Intervention de Marisol Touraine

Séance en hémicycle du 25 novembre 2014 à 15h00
Projet de loi de financement de la sécurité sociale pour 2015 — Assurance maladie

Marisol Touraine, ministre des affaires sociales, de la santé et des droits des femmes :

L’amendement proposé par le Gouvernement vise à rétablir la rédaction initiale de l’article 44, qui avait été adoptée par votre assemblée avant l’examen du texte par le Sénat. Ce dernier a adopté une rédaction prévoyant une expérimentation du dispositif proposé pendant deux ans. Je voudrais prendre quelques instants pour expliquer pourquoi la mesure proposée par le Gouvernement est nécessaire et pourquoi une expérimentation serait à la fois dénuée de sens et extrêmement difficile à mettre en place.

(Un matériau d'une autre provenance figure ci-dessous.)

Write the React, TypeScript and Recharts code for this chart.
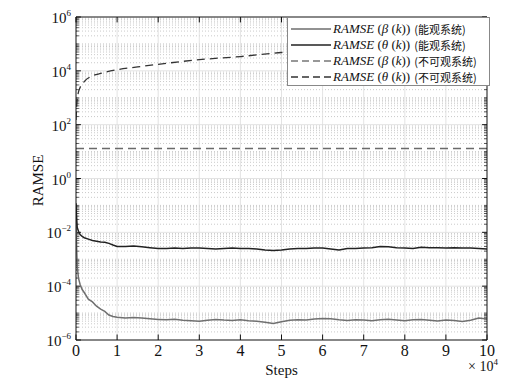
import React from 'react';
import { LineChart, Line, XAxis, YAxis, ReferenceLine } from 'recharts';

// steps are in units of 10^4
const betaObsSteps = [0, 0.01, 0.03, 0.06, 0.1, 0.15, 0.2, 0.3, 0.4, 0.5, 0.6, 0.7, 0.8, 0.9, 1, 1.2, 1.4, 1.6, 1.8, 2, 2.2, 2.4, 2.6, 2.8, 3, 3.2, 3.4, 3.6, 3.8, 4, 4.2, 4.4, 4.6, 4.8, 5, 5.2, 5.4, 5.6, 5.8, 6, 6.2, 6.4, 6.6, 6.8, 7, 7.2, 7.4, 7.6, 7.8, 8, 8.2, 8.4, 8.6, 8.8, 9, 9.2, 9.4, 9.6, 9.8, 10];
const betaObsValues = [0.04, 0.005, 5.5e-4, 2.0e-4, 1.15e-4, 7.5e-5, 5.8e-5, 3.3e-5, 2.6e-5, 1.8e-5, 1.4e-5, 1.15e-5, 8.5e-6, 7.5e-6, 7.0e-6, 6.6e-6, 6.9e-6, 6.5e-6, 6.1e-6, 5.8e-6, 5.6e-6, 5.9e-6, 5.4e-6, 5.2e-6, 5.0e-6, 5.4e-6, 5.8e-6, 5.5e-6, 5.3e-6, 5.6e-6, 5.2e-6, 5.0e-6, 4.6e-6, 4.1e-6, 4.8e-6, 5.4e-6, 5.6e-6, 5.5e-6, 6.0e-6, 6.3e-6, 6.1e-6, 5.6e-6, 5.3e-6, 5.6e-6, 5.5e-6, 5.2e-6, 5.6e-6, 5.9e-6, 5.5e-6, 5.2e-6, 5.6e-6, 5.8e-6, 5.4e-6, 5.1e-6, 5.5e-6, 5.3e-6, 4.9e-6, 5.4e-6, 6.5e-6, 6.0e-6];

const thetaObsSteps = betaObsSteps;
const thetaObsValues = [0.12, 0.05, 0.015, 0.011, 0.0083, 0.007, 0.0063, 0.0056, 0.005, 0.0047, 0.0044, 0.0043, 0.0039, 0.0034, 0.003, 0.003, 0.0031, 0.0029, 0.0027, 0.0025, 0.0025, 0.0026, 0.0025, 0.0026, 0.0026, 0.0025, 0.0024, 0.0025, 0.0026, 0.0025, 0.0025, 0.0024, 0.0022, 0.0021, 0.0022, 0.0024, 0.0025, 0.0025, 0.0026, 0.0026, 0.0024, 0.0022, 0.0025, 0.0025, 0.0026, 0.0027, 0.003, 0.0029, 0.0027, 0.0026, 0.0025, 0.0028, 0.0027, 0.0027, 0.0026, 0.0027, 0.0026, 0.0026, 0.0025, 0.0024];

const betaUnobsSteps = [0, 10];
const betaUnobsValues = [13, 13];

const thetaUnobsSteps = [0, 0.02, 0.05, 0.1, 0.2, 0.4, 0.6, 1, 1.5, 2, 3, 4, 5, 6, 7, 8, 9, 10];
const thetaUnobsValues = [150, 600, 1400, 2400, 4000, 6500, 8000, 11000, 14000, 17500, 26000, 34000, 48000, 56000, 66000, 75000, 85000, 95000];

const xTicks = [0, 1, 2, 3, 4, 5, 6, 7, 8, 9, 10];
const yTicks = [1e-6, 1e-4, 1e-2, 1, 1e2, 1e4, 1e6];

const legendItems = [
  { sym: 'β', tag: '(能观系统)', color: '#6e6e6e', dash: undefined },
  { sym: 'θ', tag: '(能观系统)', color: '#222', dash: undefined },
  { sym: 'β', tag: '(不可观系统)', color: '#777', dash: '7 4' },
  { sym: 'θ', tag: '(不可观系统)', color: '#333', dash: '7 4' },
];

const toPoints = (xs: number[], ys: number[]) => xs.map((x, i) => ({ x, y: ys[i] }));

const SERIF = '"Liberation Serif", "Times New Roman", serif';
const CJK = '"Noto Sans CJK SC", sans-serif';

// minor log positions (2..9 in every decade, plus odd decades)
const minorY: number[] = [];
for (let d = -6; d < 6; d++) {
  for (let k = 1; k <= 9; k++) {
    if (k === 1 && d % 2 === 0) continue;
    minorY.push(k * Math.pow(10, d));
  }
}
const majorInner = [1e-4, 1e-2, 1, 1e2, 1e4];

const YTick = (props: any) => {
  const { x, y, payload } = props;
  const exp = Math.round(Math.log10(payload.value));
  const label = exp < 0 ? '\u2212' + Math.abs(exp) : String(exp);
  return (
    <text x={x} y={y + 6} textAnchor="end" fontFamily={SERIF} fontSize={15} fill="#111">
      10<tspan dy={-7} fontSize={9}>{label}</tspan>
    </text>
  );
};

const XTick = (props: any) => {
  const { x, y, payload } = props;
  return (
    <text x={x} y={y + 14} textAnchor="middle" fontFamily={SERIF} fontSize={16} fill="#111">
      {payload.value}
    </text>
  );
};

const cell: React.CSSProperties = {
  display: 'inline-block',
  height: 14,
  lineHeight: '14px',
  verticalAlign: 'top',
  overflow: 'visible',
};

const LegendBox = () => (
  <div
    style={{
      position: 'absolute',
      left: 287,
      top: 17,
      background: '#fff',
      border: '1px solid #888',
      width: 198,
      padding: '3px 0 0 3px',
      fontFamily: SERIF,
      fontSize: 13,
      color: '#111',
    }}
  >
    {legendItems.map((it, i) => (
      <div key={i} style={{ display: 'flex', alignItems: 'center', whiteSpace: 'nowrap', height: 16 }}>
        <svg width={40} height={10}>
          <line x1={0} y1={5} x2={40} y2={5} stroke={it.color} strokeWidth={1.5} strokeDasharray={it.dash} />
        </svg>
        <span style={{ ...cell, marginLeft: 2 }}>
          <i>RAMSE</i> (<i>{it.sym}</i> (<i>k</i>))
        </span>
        <span style={{ ...cell, marginLeft: 4, fontFamily: CJK, fontSize: 11 }}>{it.tag}</span>
      </div>
    ))}
  </div>
);

export default function App() {
  return (
    <div style={{ position: 'absolute', left: 0, top: 0, width: 508, height: 391, background: '#fff' }}>
      <LineChart width={508} height={391} margin={{ top: 17, right: 21, bottom: 0, left: 0 }}>
        <XAxis
          dataKey="x"
          type="number"
          domain={[0, 10]}
          ticks={xTicks}
          allowDataOverflow
          tick={<XTick />}
          tickLine={false}
          tickSize={0}
          height={51}
          axisLine={{ stroke: '#111' }}
          label={(p: any) => {
            const vb = p.viewBox;
            return (
              <g fontFamily={SERIF} fill="#111">
                <text x={vb.x + vb.width / 2} y={vb.y + 35} textAnchor="middle" fontSize={15}>Steps</text>
                <text x={vb.x + vb.width - 19} y={vb.y + 31} textAnchor="start" fontSize={14}>
                  × 10<tspan dy={-6} fontSize={9}>4</tspan>
                </text>
              </g>
            );
          }}
        />
        <YAxis
          scale="log"
          type="number"
          domain={[1e-6, 1e6]}
          ticks={yTicks}
          allowDataOverflow
          width={76}
          tick={<YTick />}
          tickLine={false}
          tickSize={0}
          tickMargin={5}
          axisLine={{ stroke: '#111' }}
          label={(p: any) => {
            const vb = p.viewBox;
            const cx = 43;
            const cy = vb.y + vb.height / 2 + 2;
            return (
              <text x={cx} y={cy} transform={`rotate(-90 ${cx} ${cy})`} textAnchor="middle" fontFamily={SERIF} fontSize={15} fill="#111">
                RAMSE
              </text>
            );
          }}
        />

        {minorY.map((v) => (
          <ReferenceLine key={'m' + v} y={v} stroke="#bdbdbd" strokeWidth={0.8} strokeDasharray="1 2" />
        ))}
        {majorInner.map((v) => (
          <ReferenceLine key={'M' + v} y={v} stroke="#dcdcdc" strokeWidth={0.8} />
        ))}
        {xTicks.slice(1, -1).map((v) => (
          <ReferenceLine key={'vx' + v} x={v} stroke="#dcdcdc" strokeWidth={0.8} />
        ))}

        {/* inward ticks, both sides */}
        {yTicks.map((v) => (
          <ReferenceLine key={'tl' + v} segment={[{ x: 0, y: v }, { x: 0.12, y: v }]} stroke="#111" />
        ))}
        {yTicks.map((v) => (
          <ReferenceLine key={'tr' + v} segment={[{ x: 9.88, y: v }, { x: 10, y: v }]} stroke="#111" />
        ))}
        {minorY.map((v) => (
          <ReferenceLine key={'ml' + v} segment={[{ x: 0, y: v }, { x: 0.07, y: v }]} stroke="#111" strokeWidth={0.7} />
        ))}
        {minorY.map((v) => (
          <ReferenceLine key={'mr' + v} segment={[{ x: 9.93, y: v }, { x: 10, y: v }]} stroke="#111" strokeWidth={0.7} />
        ))}
        {xTicks.map((v) => (
          <ReferenceLine key={'tb' + v} segment={[{ x: v, y: 1e-6 }, { x: v, y: 1.6e-6 }]} stroke="#111" />
        ))}
        {xTicks.map((v) => (
          <ReferenceLine key={'tt' + v} segment={[{ x: v, y: 6.3e5 }, { x: v, y: 1e6 }]} stroke="#111" />
        ))}

        <Line data={toPoints(betaUnobsSteps, betaUnobsValues)} dataKey="y" stroke="#6a6a6a" strokeWidth={1.3} strokeDasharray="8 5" dot={false} isAnimationActive={false} />
        <Line data={toPoints(thetaUnobsSteps, thetaUnobsValues)} dataKey="y" type="monotone" stroke="#333" strokeWidth={1.3} strokeDasharray="8 5" dot={false} isAnimationActive={false} />
        <Line data={toPoints(betaObsSteps, betaObsValues)} dataKey="y" stroke="#707070" strokeWidth={1.5} dot={false} isAnimationActive={false} />
        <Line data={toPoints(thetaObsSteps, thetaObsValues)} dataKey="y" stroke="#222" strokeWidth={1.5} dot={false} isAnimationActive={false} />

        <ReferenceLine y={1e6} stroke="#111" />
        <ReferenceLine x={10} stroke="#111" />
      </LineChart>
      <LegendBox />
    </div>
  );
}
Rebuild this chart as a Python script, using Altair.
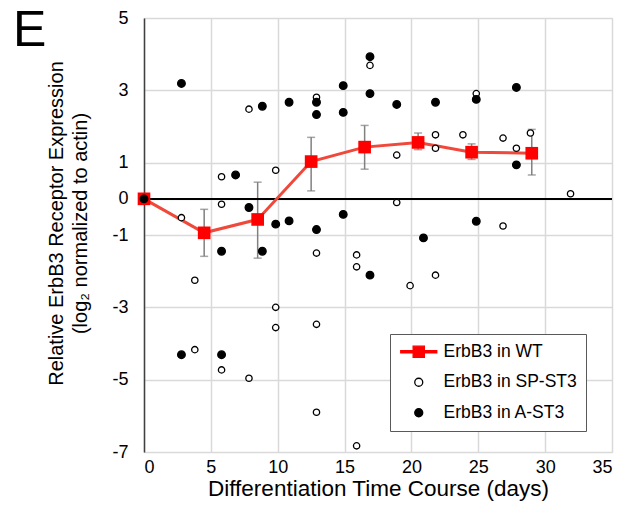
import altair as alt
import pandas as pd

FONT = "Liberation Sans"

# WT mean series with error bars
wt_day = [0, 4.5, 8.5, 12.5, 16.5, 20.5, 24.5, 29.0]
wt_mean = [0, -0.94, -0.57, 1.03, 1.43, 1.56, 1.29, 1.26]
wt_lo = [0, -1.59, -1.64, 0.22, 0.82, 1.36, 1.09, 0.66]
wt_hi = [0, -0.29, 0.46, 1.70, 2.03, 1.82, 1.52, 1.92]

# SP-ST3 (open circles)
sp_day = [0, 2.8, 3.8, 3.8, 5.8, 5.8, 5.8, 7.85, 7.85, 9.85, 9.85, 9.85,
          12.9, 12.9, 12.9, 12.9, 15.9, 15.9, 15.9, 16.9, 18.9, 18.9, 19.9,
          21.8, 21.8, 21.8, 23.85, 24.85, 26.85, 26.85, 27.85, 28.9, 31.9]
sp_val = [0, -0.52, -2.25, -4.17, 0.61, -0.15, -4.73, 2.48, -4.96, 0.79, -3.0, -3.56,
          2.81, -1.5, -3.47, -5.9, -1.55, -1.88, -6.83, 3.69, 1.21, -0.10, -2.40,
          1.77, 1.40, -2.11, 1.77, 2.91, 1.68, -0.75, 1.40, 1.82, 0.14]

# A-ST3 (filled circles)
a_day = [0, 2.8, 2.8, 5.8, 5.8, 6.85, 7.85, 8.85, 8.85, 9.85, 10.85, 10.85,
         12.9, 12.9, 12.9, 14.9, 14.9, 14.9, 16.9, 16.9, 16.9, 18.9, 20.9,
         21.8, 24.85, 24.85, 27.85, 27.85]
a_val = [0, 3.19, -4.31, -1.45, -4.31, 0.66, -0.24, 2.56, -1.45, -0.70, 2.67, -0.61,
         2.67, 2.33, -0.85, 3.13, 2.39, -0.43, 3.93, 2.91, -2.11, 2.61, -1.08,
         2.67, 2.75, -0.62, 3.08, 0.94]

series_names = ["ErbB3 in WT", "ErbB3 in SP-ST3", "ErbB3 in A-ST3"]
x_ticks = [0, 5, 10, 15, 20, 25, 30, 35]
y_ticks = [-7, -5, -3, -1, 0, 1, 3, 5]
panel_label = ["E"]

wt = pd.DataFrame({"day": wt_day, "mean": wt_mean, "lo": wt_lo, "hi": wt_hi})
err = wt[wt["lo"] != wt["hi"]]
sp = pd.DataFrame({"day": sp_day, "val": sp_val, "series": series_names[1]})
ast = pd.DataFrame({"day": a_day, "val": a_val, "series": series_names[2]})
lab = pd.DataFrame({"t": panel_label})

xs = alt.Scale(domain=[0, 35], nice=False)
ys = alt.Scale(domain=[-7, 5], nice=False)

x_axis = alt.Axis(values=x_ticks, grid=True, gridColor="#d9d9d9", gridWidth=1.5,
                  domain=False, ticks=False, labelFontSize=18, labelFont=FONT,
                  labelColor="#000", labelPadding=6, titleFontSize=22.5, titleFont=FONT,
                  titleFontWeight="normal", titleColor="#000", titlePadding=1,
                  title="Differentiation Time Course (days)")
y_axis = alt.Axis(values=y_ticks, grid=True, gridColor="#d9d9d9", gridWidth=1.5,
                  domain=True, domainColor="#404040", domainWidth=1.5, ticks=False,
                  labelFontSize=18, labelFont=FONT, labelColor="#000", labelPadding=16,
                  labelExpr="'' + datum.value",
                  titleFontSize=20, titleFont=FONT, titleFontWeight="normal",
                  titleColor="#000", titleLineHeight=24, titleX=-78, titleY=205,
                  title=["Relative ErbB3 Receptor Expression", "(log₂ normalized to actin)"])

wt_path = "M-4.5,-0.25H4.5V0.25H-4.5Z M-1.4,-1.4H1.4V1.4H-1.4Z"
shape_scale = alt.Scale(domain=series_names, range=[wt_path, "circle", "circle"])
fill_scale = alt.Scale(domain=series_names, range=["#ff0000", "#ffffff", "#000000"])
stroke_scale = alt.Scale(domain=series_names, range=["#ff0000", "#000000", "#000000"])
legend = alt.Legend(title=None, orient="none", legendX=246, legendY=316, padding=9,
                    strokeColor="#595959", fillColor="#ffffff", labelFontSize=17.5,
                    labelFont=FONT, labelColor="#000", symbolSize=64,
                    symbolStrokeWidth=1.3, rowPadding=11.5, symbolOffset=11,
                    labelOffset=16)

zero = alt.Chart(wt).mark_rule(color="#000000", strokeWidth=1.3).encode(y=alt.datum(0, scale=ys))

err_rule = alt.Chart(err).mark_rule(color="#808080", strokeWidth=1.5).encode(
    x=alt.X("day:Q", scale=xs, axis=x_axis), y=alt.Y("lo:Q", scale=ys, axis=y_axis), y2="hi:Q")
cap_lo = alt.Chart(err).mark_tick(color="#808080", orient="horizontal", size=8, thickness=1.5).encode(
    x=alt.X("day:Q", scale=xs), y=alt.Y("lo:Q", scale=ys))
cap_hi = alt.Chart(err).mark_tick(color="#808080", orient="horizontal", size=8, thickness=1.5).encode(
    x=alt.X("day:Q", scale=xs), y=alt.Y("hi:Q", scale=ys))

wt_line = alt.Chart(wt).mark_line(color="#f0483a", strokeWidth=3).encode(
    x=alt.X("day:Q", scale=xs), y=alt.Y("mean:Q", scale=ys))
wt_pts = alt.Chart(wt).mark_point(shape="square", filled=True, color="#ff0000", size=160, opacity=1).encode(
    x=alt.X("day:Q", scale=xs), y=alt.Y("mean:Q", scale=ys))

def scatter(df, size):
    return alt.Chart(df).mark_point(filled=True, size=size, strokeWidth=1.3, opacity=1).encode(
        x=alt.X("day:Q", scale=xs),
        y=alt.Y("val:Q", scale=ys),
        shape=alt.Shape("series:N", scale=shape_scale, legend=legend),
        fill=alt.Fill("series:N", scale=fill_scale, legend=legend),
        stroke=alt.Stroke("series:N", scale=stroke_scale, legend=legend),
    )

sp_pts = scatter(sp, 40)
a_pts = scatter(ast, 58)

label = alt.Chart(lab).mark_text(align="left", baseline="alphabetic", fontSize=50,
                                 font=FONT, color="#000").encode(
    text="t:N", x=alt.value(-131), y=alt.value(28))

chart = alt.layer(err_rule, zero, cap_lo, cap_hi, wt_line, wt_pts, sp_pts, a_pts, label).properties(
    width=468, height=434,
    autosize=alt.AutoSizeParams(type="none"),
    padding={"left": 144, "top": 18, "right": 16, "bottom": 54},
).configure_view(strokeWidth=0).configure(background="#ffffff")

chart.save("out.html", embed_options={"renderer": "svg", "actions": False})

Le maintien de la rédaction actuelle, qui prévoit une expérimentation, aboutirait en réalité à vider de son contenu la disposition proposée par le Gouvernement. C’est bien ce qu’a fait le Sénat. Comme le rapporteur l’a dit à l’instant, l’objet de l’article 44 proposé par le Gouvernement n’est pas de sanctionner, de porter atteinte à la liberté de prescription des médecins, mais d’encourager de meilleures pratiques et donc de favoriser et soutenir les établissements qui s’engagent à développer des pratiques vertueuses.

Je sais très bien que des inquiétudes ont été exprimées par les fédérations d’établissements, notamment par les établissements dont les pratiques sont très particulières. Je pense aux centres de lutte contre le cancer, qui ont fréquemment recours à des produits figurant sur la liste en sus. Je veux le dire de la manière la plus claire et la plus ferme qui soit : il ne s’agit absolument pas d’entraver la liberté de prescription des médecins qui, face à certaines pathologies, peuvent avoir besoin de recourir à ces médicaments. Il s’agit simplement de réserver le recours à ces médicaments aux situations dans lesquelles cela est strictement nécessaire et d’orienter les comportements de façon à prescrire plus régulièrement d’autres médicaments.

Cette mesure doit permettre de réaliser une économie de l’ordre de 35 millions d’euros par an, qui ne provient pas des sanctions ou des désincitations proposées, mais de la réorientation des comportements. Les gains financiers résultent donc simplement du fait que des comportements vertueux seront progressivement adoptés.

J’entends bien les préoccupations de certains, qui proposent de commencer par une période d’expérimentation afin de voir comment les choses se passent et, le cas échéant, d’ajuster le dispositif. À première vue, cette démarche paraît attractive et de bon sens. Cependant, elle ne peut pas prospérer dans les délais annoncés.

Tout d’abord, une expérimentation met du temps à s’engager, parce qu’il faut en déterminer les terrains, les modalités, les mécanismes d’évaluation. On peut le regretter, mais décider d’une expérimentation annonce un travail de plusieurs mois – en général, autour de douze mois. Au final, en pratique, une expérimentation de deux ans ne sera effective qu’entre six et huit mois, ce qui rend difficile d’en tirer des leçons.

En outre, le travail serait compliqué car on ne sait pas très bien sur quelles bases seraient choisis les établissements qui réaliseraient l’expérimentation. Si l’on ne veut pas choisir et qu’on expérimente dans l’ensemble des établissements, alors autant généraliser tout de suite la mesure ! S’il devait y avoir des difficultés, nous en tirerions les leçons et reverrions le dispositif dans le cadre d’un prochain PLFSS. Mais si l’expérimentation doit être pratiquée par certains établissements de santé, alors comment les sélectionner ? Choisirait-on les établissements vertueux ? Dans ce cas, les résultats de l’expérimentation seraient biaisés. S’en remettrait-on au hasard ? Quels critères seraient pris en compte ? Choisirait-on certaines catégories d’établissements, par exemple les centres de lutte contre le cancer ? Mais pourquoi ceux-là plutôt que d’autres ? Aucun critère annonçant une expérimentation particulièrement efficace ne s’impose de façon spontanée ou évidente.

Pour toutes ces raisons, le Gouvernement a déposé cet amendement visant à rétablir la rédaction initiale de l’article 44, telle qu’elle avait été adoptée par votre assemblée à l’issue de la première lecture.